L'ultima modifica è del 12 gennaio 2011 alle ore 06:37.
Non saranno i due giorni destinati a sconvolgere l'Italia, ma nell'arco di 48 ore potrebbero accadere più cose di quante la sonnacchiosa politica romana sia disposta a tollerare. Curiosa la simmetria che si sta delineando. Domani, come è ben noto, la Consulta si pronuncia sul "fatidico impedimento" del premier: con il rischio di innescare un nuovo fattore di instabilità e di ansia nella fragile maggioranza di centrodestra.
Tra domani e venerdì, poi, verrà a compimento il referendum/ultimatum di Mirafiori sul futuro della Fiat italiana. Come è stato ripetuto più volte in queste settimane, le modalità con cui si è arrivati alla scadenza cruciale hanno attraversato il centrosinistra in crisi come una lama rovente. La possibilità che il risultato di Torino, quale esso sia (ma la vittoria del "sì" è scontata), produca forti sussulti nel Partito Democratico è quasi una certezza. Non basta dire, come Bersani, che sarà rispettato in ogni caso il risultato. È troppo poco, visto che il Pd non è mai riuscito a esprimere sulla vicenda Fiat una posizione univoca e convincente. Forse non poteva, dal momento che il fronte operaio è a sua volta spaccato: ma questa non è una giustificazione, semmai è la prova evidente di una grave e irrisolta difficoltà politica.
In sostanza, centrodestra e centrosinistra sono entrambi sfidati e messi alla frusta da due eventi esterni. Episodi differenti, ma uniti da una circostanza: l'uno e l'altro si sono prodotti al di fuori dei circuiti della politica.
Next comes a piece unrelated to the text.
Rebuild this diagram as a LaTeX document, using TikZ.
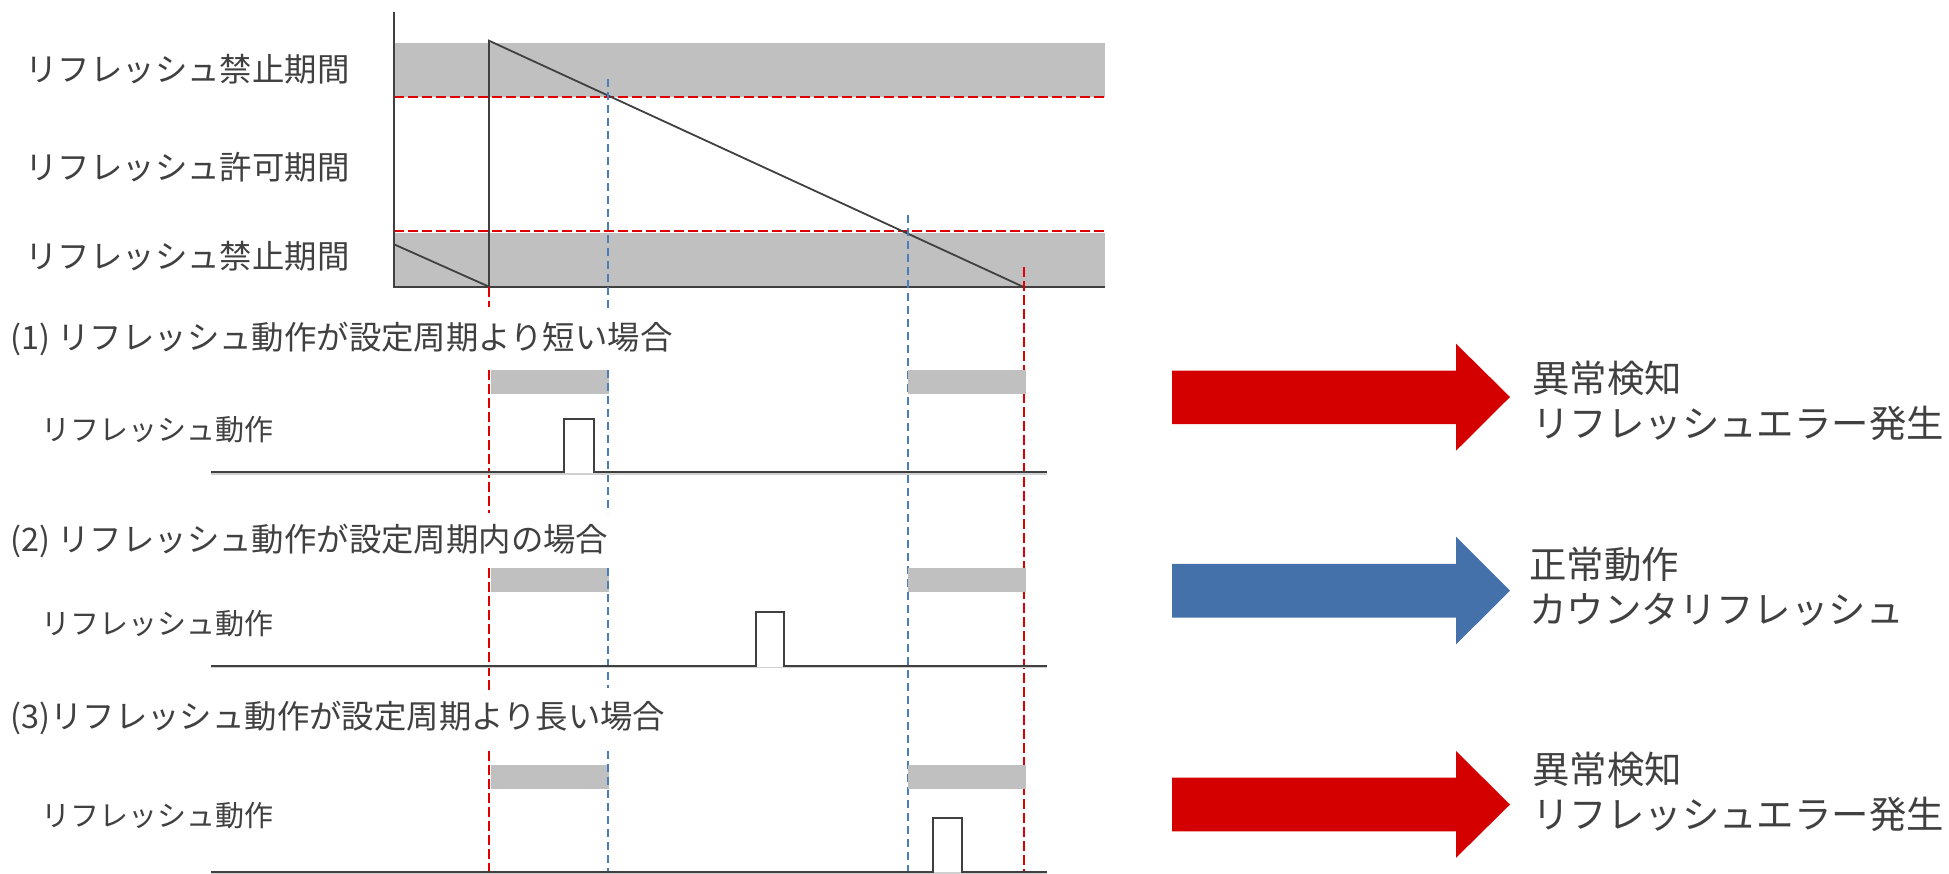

Che non è riuscita né a evitarli né a gestirli con efficacia.
È probabile che la sentenza della Corte non produca la caduta a precipizio del governo. Non sappiamo, ovviamente, in che termini sarà formulata e peraltro c'è uno spicchio di verità anche nella posizione espressa da Palazzo Chigi: non possono essere i giudici a stabilire i tempi e le forme dell'attività di governo. Tuttavia è evidente che una bocciatura della legge in tutto o in parte, persino una bocciatura mascherata dalla "ragion di Stato", sarà un colpo inferto alla personale credibilità del presidente del Consiglio.
Può darsi che anche nell'ipotesi più sfavorevole a Berlusconi le ricadute sui processi in corso non siano immediate e che sia possibile escogitare qualche nuova scappatoia giuridica. Resta il fatto che la sconfitta sarebbe bruciante. Soprattutto perché interverrebbe in un momento in cui la leadership dell'"uomo forte" del centrodestra appare appannata dalle disavventure della sua maggioranza. È vero che il presidente del Consiglio ha colto un personale successo in dicembre, salvando il governo e dimostrando l'inconsistenza dei suoi avversari. Tuttavia è impossibile non vedere il lento, progressivo deteriorarsi della sua capacità di guida politica. Anche la difficoltà di stringere un accordo vero con Casini lo dimostra. E un premier costretto a inseguire i voti uno per uno alla Camera non sarebbe certo rinsaldato da una sentenza che ne rivela l'intima debolezza.